- _DATA_:
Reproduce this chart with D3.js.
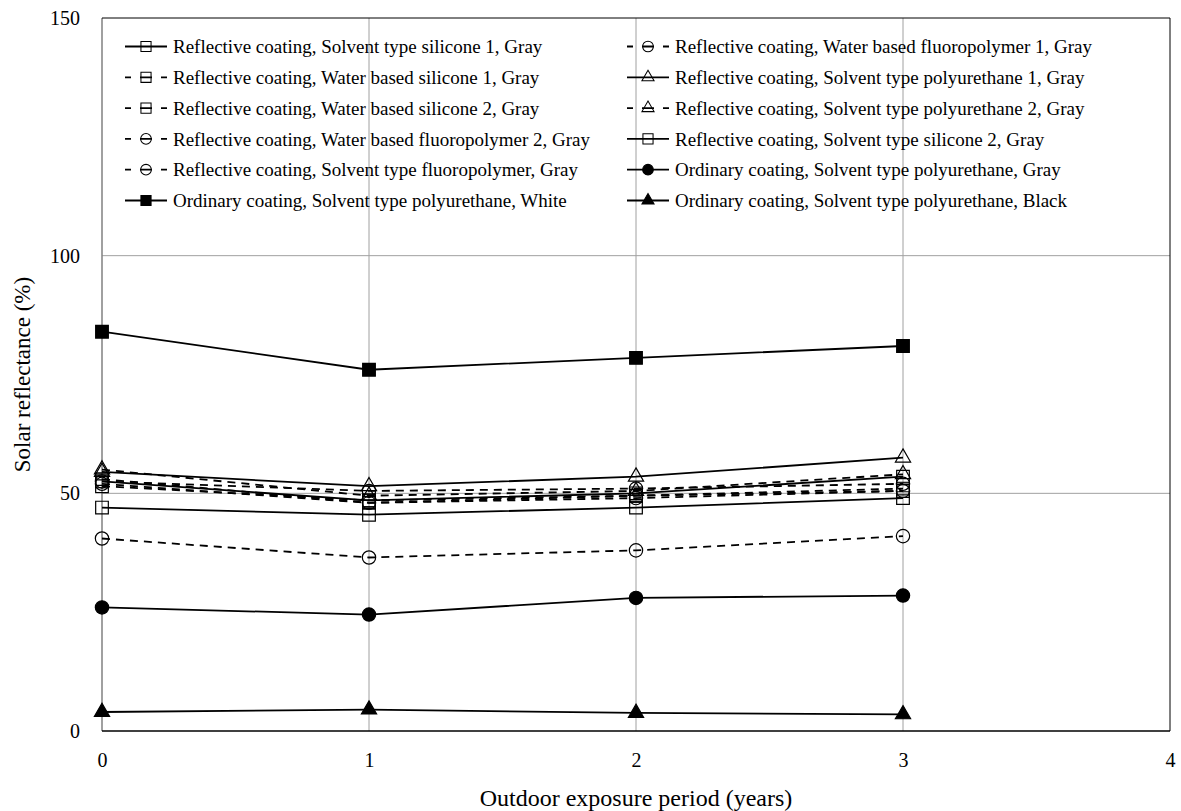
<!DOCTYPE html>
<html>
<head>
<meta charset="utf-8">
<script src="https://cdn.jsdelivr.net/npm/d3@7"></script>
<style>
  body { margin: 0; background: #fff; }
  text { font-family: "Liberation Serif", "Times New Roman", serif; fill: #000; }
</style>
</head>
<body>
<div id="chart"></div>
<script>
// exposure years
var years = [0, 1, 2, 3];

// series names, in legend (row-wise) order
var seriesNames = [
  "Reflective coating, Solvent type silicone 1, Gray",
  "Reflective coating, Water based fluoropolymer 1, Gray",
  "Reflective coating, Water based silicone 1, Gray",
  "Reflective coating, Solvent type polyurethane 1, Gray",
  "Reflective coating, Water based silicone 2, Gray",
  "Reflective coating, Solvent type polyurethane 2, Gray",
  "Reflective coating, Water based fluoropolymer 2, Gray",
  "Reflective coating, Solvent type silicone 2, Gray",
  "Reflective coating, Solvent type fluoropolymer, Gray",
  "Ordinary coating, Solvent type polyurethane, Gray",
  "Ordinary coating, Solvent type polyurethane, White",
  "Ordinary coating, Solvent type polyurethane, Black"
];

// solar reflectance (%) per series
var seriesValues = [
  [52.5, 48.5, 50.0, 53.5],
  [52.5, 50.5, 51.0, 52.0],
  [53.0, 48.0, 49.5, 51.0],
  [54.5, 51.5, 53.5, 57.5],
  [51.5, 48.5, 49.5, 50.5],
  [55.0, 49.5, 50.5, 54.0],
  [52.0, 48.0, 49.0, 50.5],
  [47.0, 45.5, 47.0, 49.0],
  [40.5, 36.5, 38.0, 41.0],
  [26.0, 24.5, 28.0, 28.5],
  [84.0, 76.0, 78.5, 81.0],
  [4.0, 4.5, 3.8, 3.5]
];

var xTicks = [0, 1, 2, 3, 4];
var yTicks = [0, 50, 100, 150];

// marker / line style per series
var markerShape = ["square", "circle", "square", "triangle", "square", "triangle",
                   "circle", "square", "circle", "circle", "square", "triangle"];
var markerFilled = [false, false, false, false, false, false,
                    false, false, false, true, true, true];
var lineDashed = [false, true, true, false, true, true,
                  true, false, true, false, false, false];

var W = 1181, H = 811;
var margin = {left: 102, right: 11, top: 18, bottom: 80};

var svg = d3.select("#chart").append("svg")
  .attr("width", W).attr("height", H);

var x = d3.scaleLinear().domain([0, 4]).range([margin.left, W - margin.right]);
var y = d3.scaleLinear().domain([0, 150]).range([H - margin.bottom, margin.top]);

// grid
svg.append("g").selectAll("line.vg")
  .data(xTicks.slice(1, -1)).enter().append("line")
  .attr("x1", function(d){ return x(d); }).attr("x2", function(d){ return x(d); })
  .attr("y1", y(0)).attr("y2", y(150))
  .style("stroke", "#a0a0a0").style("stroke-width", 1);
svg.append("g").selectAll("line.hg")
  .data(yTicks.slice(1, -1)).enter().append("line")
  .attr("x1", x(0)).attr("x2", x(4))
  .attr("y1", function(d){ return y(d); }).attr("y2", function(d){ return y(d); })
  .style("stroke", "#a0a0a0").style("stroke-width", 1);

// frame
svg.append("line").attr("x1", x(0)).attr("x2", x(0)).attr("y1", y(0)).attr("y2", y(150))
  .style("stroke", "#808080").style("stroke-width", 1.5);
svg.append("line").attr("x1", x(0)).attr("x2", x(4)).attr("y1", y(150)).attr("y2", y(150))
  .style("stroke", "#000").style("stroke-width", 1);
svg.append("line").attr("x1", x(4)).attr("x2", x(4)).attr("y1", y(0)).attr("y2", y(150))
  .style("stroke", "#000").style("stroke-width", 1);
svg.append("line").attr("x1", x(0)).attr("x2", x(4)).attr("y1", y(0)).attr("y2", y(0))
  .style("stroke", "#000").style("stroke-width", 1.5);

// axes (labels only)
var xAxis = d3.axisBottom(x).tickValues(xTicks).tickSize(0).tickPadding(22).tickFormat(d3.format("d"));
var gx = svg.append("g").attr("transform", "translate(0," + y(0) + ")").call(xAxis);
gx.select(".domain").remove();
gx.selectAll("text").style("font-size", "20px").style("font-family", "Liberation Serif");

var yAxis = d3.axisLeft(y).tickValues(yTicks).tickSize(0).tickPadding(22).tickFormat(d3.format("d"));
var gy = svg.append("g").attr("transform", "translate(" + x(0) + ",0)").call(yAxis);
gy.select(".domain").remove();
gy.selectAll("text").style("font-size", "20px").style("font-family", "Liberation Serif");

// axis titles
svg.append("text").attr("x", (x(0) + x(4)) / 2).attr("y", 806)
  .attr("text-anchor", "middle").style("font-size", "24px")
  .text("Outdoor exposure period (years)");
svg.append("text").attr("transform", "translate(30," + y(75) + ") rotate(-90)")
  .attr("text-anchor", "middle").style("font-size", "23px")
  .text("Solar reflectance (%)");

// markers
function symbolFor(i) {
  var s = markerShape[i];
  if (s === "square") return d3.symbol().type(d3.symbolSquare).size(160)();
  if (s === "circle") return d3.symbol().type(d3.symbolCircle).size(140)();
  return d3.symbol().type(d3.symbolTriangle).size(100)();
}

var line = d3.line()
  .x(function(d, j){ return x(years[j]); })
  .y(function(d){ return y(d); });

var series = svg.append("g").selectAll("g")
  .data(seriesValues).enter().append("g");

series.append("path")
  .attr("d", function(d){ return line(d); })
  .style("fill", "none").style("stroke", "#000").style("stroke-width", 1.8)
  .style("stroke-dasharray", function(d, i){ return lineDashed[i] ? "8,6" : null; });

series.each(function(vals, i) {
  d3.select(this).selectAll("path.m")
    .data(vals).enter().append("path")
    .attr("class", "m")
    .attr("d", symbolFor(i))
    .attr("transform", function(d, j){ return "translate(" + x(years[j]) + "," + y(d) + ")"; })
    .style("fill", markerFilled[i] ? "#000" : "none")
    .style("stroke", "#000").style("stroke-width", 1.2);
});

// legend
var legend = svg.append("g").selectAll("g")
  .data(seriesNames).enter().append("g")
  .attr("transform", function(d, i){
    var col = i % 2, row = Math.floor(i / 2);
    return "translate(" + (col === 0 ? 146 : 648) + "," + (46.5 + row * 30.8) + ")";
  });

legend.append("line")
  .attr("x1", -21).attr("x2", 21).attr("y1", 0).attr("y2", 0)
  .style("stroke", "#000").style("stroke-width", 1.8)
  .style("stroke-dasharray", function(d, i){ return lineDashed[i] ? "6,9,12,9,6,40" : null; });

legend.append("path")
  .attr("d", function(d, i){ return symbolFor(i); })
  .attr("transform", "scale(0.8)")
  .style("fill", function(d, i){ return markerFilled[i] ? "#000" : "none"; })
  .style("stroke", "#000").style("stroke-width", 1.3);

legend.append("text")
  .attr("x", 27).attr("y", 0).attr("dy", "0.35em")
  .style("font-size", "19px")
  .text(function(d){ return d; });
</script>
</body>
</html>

- _WHAT YOU NEED TO DO_:
Pictures stay out. Print the data exactly, from its first line through the line containing "var yTicks = [0, 50, 100, 150];".

- _REPLY_:
Reproduce this chart with D3.js.
<!DOCTYPE html>
<html>
<head>
<meta charset="utf-8">
<script src="https://cdn.jsdelivr.net/npm/d3@7"></script>
<style>
  body { margin: 0; background: #fff; }
  text { font-family: "Liberation Serif", "Times New Roman", serif; fill: #000; }
</style>
</head>
<body>
<div id="chart"></div>
<script>
// exposure years
var years = [0, 1, 2, 3];

// series names, in legend (row-wise) order
var seriesNames = [
  "Reflective coating, Solvent type silicone 1, Gray",
  "Reflective coating, Water based fluoropolymer 1, Gray",
  "Reflective coating, Water based silicone 1, Gray",
  "Reflective coating, Solvent type polyurethane 1, Gray",
  "Reflective coating, Water based silicone 2, Gray",
  "Reflective coating, Solvent type polyurethane 2, Gray",
  "Reflective coating, Water based fluoropolymer 2, Gray",
  "Reflective coating, Solvent type silicone 2, Gray",
  "Reflective coating, Solvent type fluoropolymer, Gray",
  "Ordinary coating, Solvent type polyurethane, Gray",
  "Ordinary coating, Solvent type polyurethane, White",
  "Ordinary coating, Solvent type polyurethane, Black"
];

// solar reflectance (%) per series
var seriesValues = [
  [52.5, 48.5, 50.0, 53.5],
  [52.5, 50.5, 51.0, 52.0],
  [53.0, 48.0, 49.5, 51.0],
  [54.5, 51.5, 53.5, 57.5],
  [51.5, 48.5, 49.5, 50.5],
  [55.0, 49.5, 50.5, 54.0],
  [52.0, 48.0, 49.0, 50.5],
  [47.0, 45.5, 47.0, 49.0],
  [40.5, 36.5, 38.0, 41.0],
  [26.0, 24.5, 28.0, 28.5],
  [84.0, 76.0, 78.5, 81.0],
  [4.0, 4.5, 3.8, 3.5]
];

var xTicks = [0, 1, 2, 3, 4];
var yTicks = [0, 50, 100, 150];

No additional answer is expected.